The Humanoid Robotics Research and Development Partnership Program is bringing together world-class researchers from Queensland University of Technology’s Australian Centre for Robotic Vision and robotics manufacturing expertise from the Japanese technology giant, SoftBank Corp. funded up to $1.5 million over three years, the project will establish Queensland as a leader in the field of robotics and human interaction. The project promotes collaboration between robotics researchers and experts in technology uptake to jointly explore and develop new and innovative technologies and solutions in humanoid robotics.

Naturally Nutritious

(Department of Agriculture and Fisheries)

The Department of Agriculture and Fisheries is collaborating with Horticulture Innovation Australia, to jointly fund and investigate the potential to increase the nutrient density of a range of foods to deliver greater nutritional benefits per serve. Naturally Nutritious will also identify the nutritional impacts of the supply chain process and what measures can be undertaken to maintain food quality.

Jamieson Trauma Institute

(Motor Accident Insurance Commission)

Jamieson Trauma Institute brings together clinical services, disaster management, military training, trauma epidemiology, as well as science and research institutions to deliver the best possible care to people who suffer a traumatic injury. It was established in July 2018 through a partnership between the Motor Accident Insurance Commission and the Metro North Hospital and Health Service at the Royal Brisbane and Women's Hospital. It operates in partnerships with government agencies, hospitals and health services, colleges, academic, research and industry partners with over $2 million invested in 2018-19.

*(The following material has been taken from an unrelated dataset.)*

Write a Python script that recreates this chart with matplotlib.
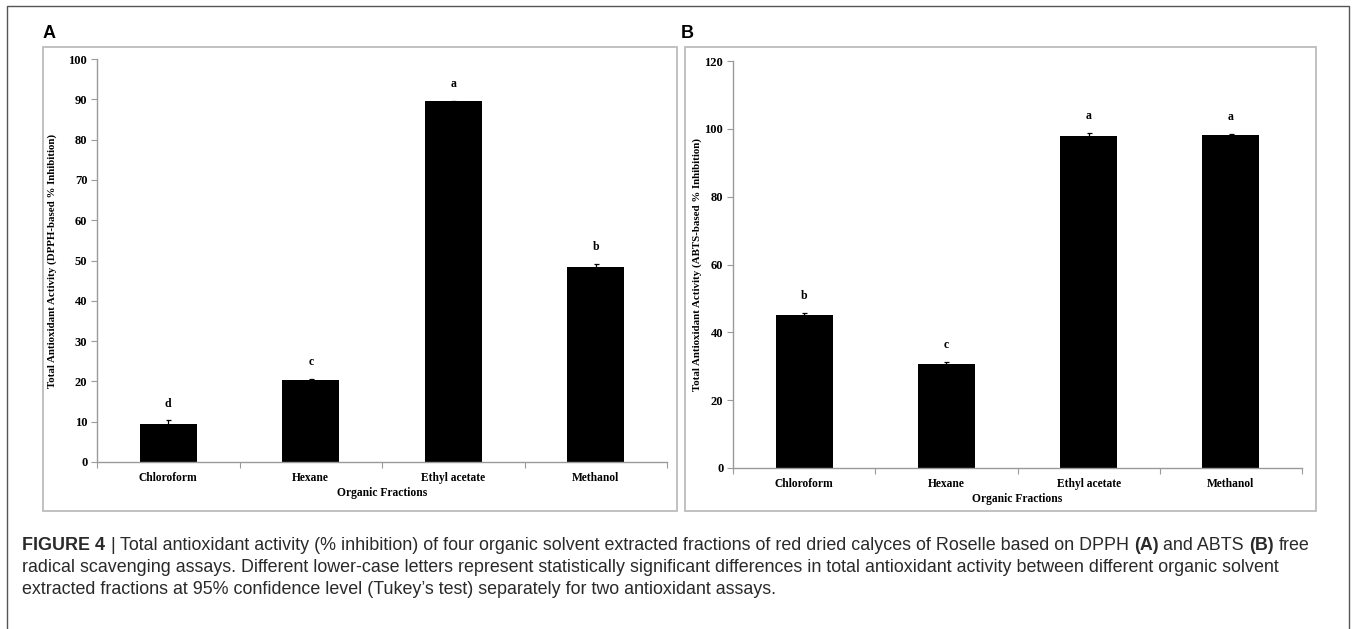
import matplotlib
matplotlib.use('Agg')
import matplotlib.pyplot as plt
from matplotlib import font_manager as fm
from matplotlib.patches import Rectangle
from matplotlib.lines import Line2D

# ---------------- data ----------------
categories = ['Chloroform', 'Hexane', 'Ethyl acetate', 'Methanol']
dpph_values = [9.4, 20.3, 89.5, 48.5]
dpph_errors = [0.9, 0.3, 0.2, 0.7]
dpph_letters = ['d', 'c', 'a', 'b']
abts_values = [45.1, 30.7, 97.8, 98.2]
abts_errors = [0.7, 0.6, 1.0, 0.4]
abts_letters = ['b', 'c', 'a', 'a']
dpph_yticks = list(range(0, 101, 10))
abts_yticks = list(range(0, 121, 20))
dpph_ylabel = 'Total Antioxidant Activity (DPPH-based % Inhibition)'
abts_ylabel = 'Total Antioxidant Activity (ABTS-based % Inhibition)'
xlabel_text = 'Organic Fractions'

W, H = 1357, 629
fig = plt.figure(figsize=(W / 100, H / 100), dpi=100)
fig.patch.set_facecolor('white')

SERIF = ['Liberation Serif', 'DejaVu Serif']
names = {f.name for f in fm.fontManager.ttflist}
CAP_FAMILY = 'Liberation Sans Narrow' if 'Liberation Sans Narrow' in names else 'Liberation Sans'


def px_axes(left, right, top, bottom):
    return fig.add_axes([left / W, 1 - bottom / H, (right - left) / W, (bottom - top) / H])


def draw_panel(ax, values, errors, letters, yticks, ylabel, ylabel_off):
    x = list(range(len(categories)))
    ax.bar(x, values, width=0.4, color='black', zorder=2,
           yerr=errors, error_kw=dict(ecolor='black', elinewidth=0.9, capsize=1.8, capthick=0.9))
    ax.set_xlim(-0.5, len(categories) - 0.5)
    ax.set_ylim(yticks[0], yticks[-1])
    for s in ['top', 'right']:
        ax.spines[s].set_visible(False)
    for s in ['left', 'bottom']:
        ax.spines[s].set_color('#9a9a9a')
        ax.spines[s].set_linewidth(1.0)
    ax.set_yticks(yticks)
    ax.set_yticklabels([str(t) for t in yticks], fontfamily=SERIF, fontweight='bold', fontsize=9)
    ax.tick_params(axis='y', direction='out', length=4, width=0.8, color='#9a9a9a', pad=3)
    ax.set_xticks(x)
    ax.set_xticklabels(categories, fontfamily=SERIF, fontweight='bold', fontsize=8.3)
    ax.tick_params(axis='x', which='major', length=0, pad=7)
    ax.set_xticks([i - 0.5 for i in range(len(categories) + 1)], minor=True)
    ax.tick_params(axis='x', which='minor', direction='out', length=4, width=0.8, color='#9a9a9a')
    for i, (v, e, l) in enumerate(zip(values, errors, letters)):
        ax.annotate(l, xy=(i, v + e), xytext=(0, 12), textcoords='offset points',
                    ha='center', va='center', fontfamily=SERIF, fontweight='bold', fontsize=8.5)
    ax.annotate(xlabel_text, xy=(0.5, 0), xycoords='axes fraction', xytext=(0, -22),
                textcoords='offset points', ha='center', va='center',
                fontfamily=SERIF, fontweight='bold', fontsize=8.3)
    ax.annotate(ylabel, xy=(0, 0.5), xycoords='axes fraction', xytext=(ylabel_off, 0),
                textcoords='offset points', ha='center', va='center', rotation=90,
                fontfamily=SERIF, fontweight='bold', fontsize=7.8)


axA = px_axes(97, 667, 59, 462)
draw_panel(axA, dpph_values, dpph_errors, dpph_letters, dpph_yticks, dpph_ylabel, -32)
axB = px_axes(733, 1302, 61, 468)
draw_panel(axB, abts_values, abts_errors, abts_letters, abts_yticks, abts_ylabel, -26)

# panel boxes
for (l, t, r, b) in [(43, 47, 677, 511), (685, 47, 1316, 511)]:
    fig.patches.append(Rectangle((l / W, 1 - b / H), (r - l) / W, (b - t) / H,
                                 transform=fig.transFigure, fill=False,
                                 edgecolor='#bcbcbc', linewidth=1.3, zorder=0))

# outer frame (open at bottom)
fig.lines.append(Line2D([7 / W, 7 / W, 1349 / W, 1349 / W], [0, 1 - 6 / H, 1 - 6 / H, 0],
                        transform=fig.transFigure, color='#555555', linewidth=1.0))

# panel letters
fig.text(43 / W, 1 - 34 / H, 'A', fontfamily=['Liberation Sans'], fontweight='bold',
         fontsize=13, ha='left', va='center')
fig.text(681 / W, 1 - 34 / H, 'B', fontfamily=['Liberation Sans'], fontweight='bold',
         fontsize=13, ha='left', va='center')

# caption
cap_lines = [
    [('FIGURE 4', True), ('|', False),
     ('Total antioxidant activity (% inhibition) of four organic solvent extracted fractions of red dried calyces of Roselle based on DPPH', False),
     ('(A)', True), ('and ABTS', False), ('(B)', True), ('free', False)],
    [('radical scavenging assays. Different lower-case letters represent statistically significant differences in total antioxidant activity between different organic solvent', False)],
    [('extracted fractions at 95% confidence level (Tukey\u2019s test) separately for two antioxidant assays.', False)],
]
cap_y = [545, 567, 589]
cap_color = '#2a2a2a'
renderer = fig.canvas.get_renderer()


def text_width(s, bold, size):
    t = fig.text(0, 0, s, fontfamily=[CAP_FAMILY], fontweight='bold' if bold else 'normal', fontsize=size)
    w = t.get_window_extent(renderer).width
    t.remove()
    return w


def line_width(pieces, size):
    sp = text_width('x x', False, size) - text_width('xx', False, size)
    return sum(text_width(s, b, size) for s, b in pieces) + sp * (len(pieces) - 1)


target = 1311 - 22
size = 10.0
size = size * target / line_width(cap_lines[0], size)

for pieces, y in zip(cap_lines, cap_y):
    sp = text_width('x x', False, size) - text_width('xx', False, size)
    x = 22
    for s, b in pieces:
        t = fig.text(x / W, 1 - y / H, s, fontfamily=[CAP_FAMILY], fontweight='bold' if b else 'normal',
                     fontsize=size, ha='left', va='center', color=cap_color)
        x += t.get_window_extent(renderer).width + sp

fig.savefig('out.png', dpi=100, facecolor='white')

Creating Pathways to Prevention

(Department of Education)

Four Queensland government agencies and Griffith University are collaborating to improve community disadvantage and child welfare through the Creating Pathways to Prevention program. The program builds capacity in community based support agencies to better meet the needs of the children and families. The program had an overall expenditure of $694,000 in 2018–19.

SPIKE program

(Department of Housing and Public Works)

The Queensland Academy of Sport’s (QAS) Sport Performance Innovation and Knowledge Excellence (SPIKE) program connects governments, universities, industry and the community to share information on improving athletic performance and sports science.  SPIKE has 12 new collaborative agreements, with cash contributions from research partners of almost $850,000 and QAS committing over $450,000.

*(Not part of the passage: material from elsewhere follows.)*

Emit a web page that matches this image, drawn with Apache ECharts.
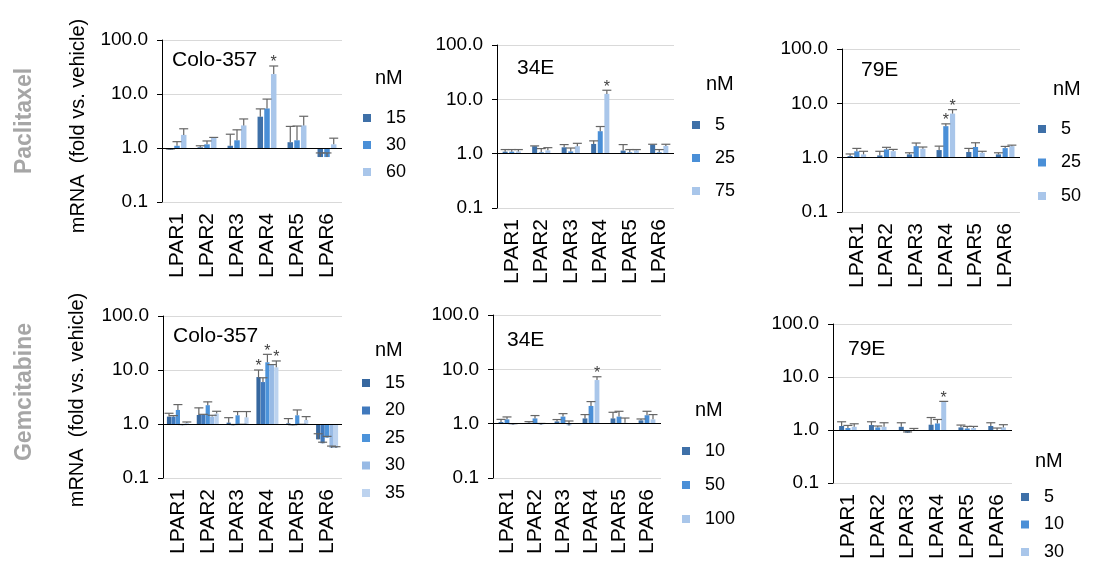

Offender Management Renewal Program

(Queensland Corrective Services)

Queensland Corrective Service’s Specialist Operations Team undertook a time and motion study to explore offender assessments and management across custodial and community corrections locations. The research, funded through the department’s recent review into the Queensland Parole System Review, was undertaken in partnership with a private sector organisation. A total of $134,000 was dedicated to completion of this phase of work, with almost $117,000 expended in 2018–19. The QCS Annual Report 2018–19 provides more information about this program.